El matrimonio, redimido por
Jesucristo
Jesús enseña en su predicación,
de un modo nuevo y definitivo, la verdad originaria del matrimonio[9]. La “dureza de corazón",
consecuencia de la caída, incapacitaba para comprender íntegramente las
exigencias de la entrega conyugal, y para considerarlas realizables. Pero
llegada la plenitud de los tiempos, el Hijo de Dios “revela la verdad
originaria del matrimonio, la verdad del 'principio', y, liberando al hombre de
la dureza del corazón, lo hace capaz de realizarla plenamente"[10], porque “siguiendo a Cristo,
renunciando a sí mismos, tomando sobre sí sus cruces, los esposos podrán
'comprender' el sentido original del matrimonio y vivirlo con la ayuda de
Cristo"[11].
El matrimonio, sacramento de la
Nueva Ley
Al constituir el matrimonio
entre bautizados en sacramento[12], Jesús lleva a una plenitud nueva, sobrenatural, su
significado en la creación y bajo la Ley Antigua, plenitud a la que ya estaba
ordenado interiormente[13].
El matrimonio sacramental se
convierte en cauce por el que los cónyuges reciben la acción santificadora de
Cristo, no solo individualmente como bautizados, sino por la participación de
la unidad de los dos en la Nueva Alianza con que Cristo se ha unido a la
Iglesia[14]. Así, el
Concilio Vaticano II lo llama “imagen y participación de la alianza de
amor entre Cristo y la Iglesia"[15].
Esto significa, entre otras
cosas, que esa unión de los esposos con Cristo no es extrínseca (es
decir, como si el matrimonio fuera una circunstancia más de la vida), sino intrínseca:
se da a través de la eficacia sacramental, santificadora, de la misma realidad
matrimonial[16]. Dios sale
al encuentro de los esposos, y permanece con ellos como garante de su amor
conyugal y de la eficacia de su unión para hacer presente entre los hombres Su
Amor.
Pues, el sacramento no es
principalmente la boda, sino el matrimonio, es decir, la “unidad
de los dos", que es “signo permanente" (por su unidad indisoluble) de
la unión de Cristo con su Iglesia. De ahí que la gracia del sacramento acompañe
a los cónyuges a lo largo de su existencia[17].

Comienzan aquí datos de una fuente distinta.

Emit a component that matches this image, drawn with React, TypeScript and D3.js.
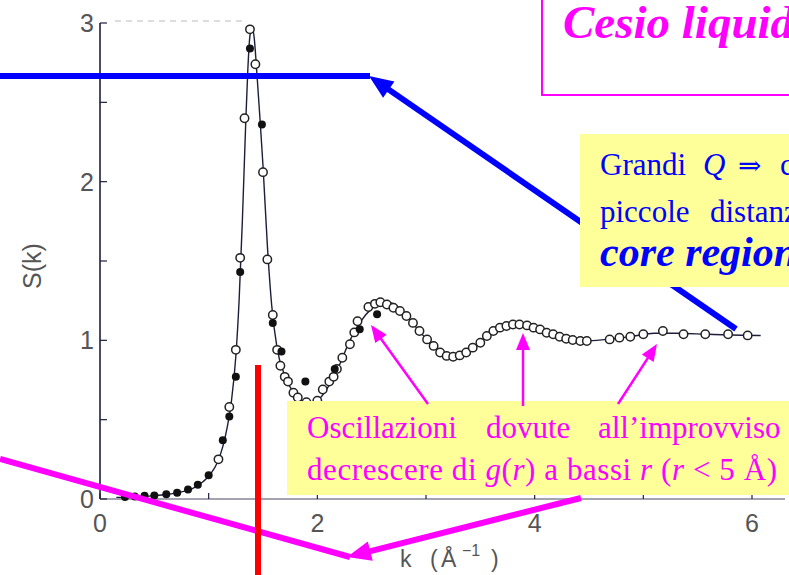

De ese modo, “el contenido de
la participación en la vida de Cristo es también específico: el amor conyugal
comporta una totalidad en la que entran todos los elementos integrantes de la
persona (...). En una palabra, tiene las características normales de todo amor
conyugal natural, pero con un significado nuevo que no solo las purifica y
consolida, sino que las eleva, hasta el punto de hacer de ellas expresión de
valores propiamente cristianos"[18].
Desde muy pronto, la
consideración de este significado pleno del matrimonio, a la luz de la fe y con
las gracias que el Señor le concedía para comprender el valor de la vida
ordinaria en los planes de Dios, llevó a san Josemaría a entenderlo como
verdadera y propia vocación cristiana: “Los casados están llamados a santificar
su matrimonio y a santificarse en esa unión; cometerían por eso un grave error,
si edificaran su conducta espiritual a espaldas y al margen de su hogar"[19].
[1]Catecismo de la Iglesia
Católica, n. 1603.
[2]Mt 19,6.
[3]Cfr. Mt 19,4.8.
[4]Cfr. Ef 5,22-23.
[5]Cfr. Catecismo de la Iglesia
Católica, n. 1602.
[6] Cfr. Benedicto XVI, Deus
Caritas Est, n. 11.
[7]Cfr. Catecismo de la Iglesia
Católica, n. 1608.
[8]Cfr. ibid.
[9]Cfr. Mt 19,3-4.
[10]San Juan Pablo II, Familiaris
consortio, n. 13.
[11]Catecismo de la Iglesia
Católica, 1615.
[12]Cfr. Catecismo de la Iglesia
Católica, n. 1617.
[13]Cfr. San Juan Pablo II, Familiaris
consortio, n. 13.
[14]Cfr. Ef 5,25-27.
[15]Gaudium et Spes, n. 48.
[16]Cfr. Catecismo de la Iglesia
Católica, nn. 1638 ss.
[17]Cfr. San Juan Pablo II, Familiaris
consortio, n. 56.
[18]San Juan Pablo II, Familiaris
consortio, n. 13.
[19]San
Josemaría, Es Cristo que pasa, n. 23.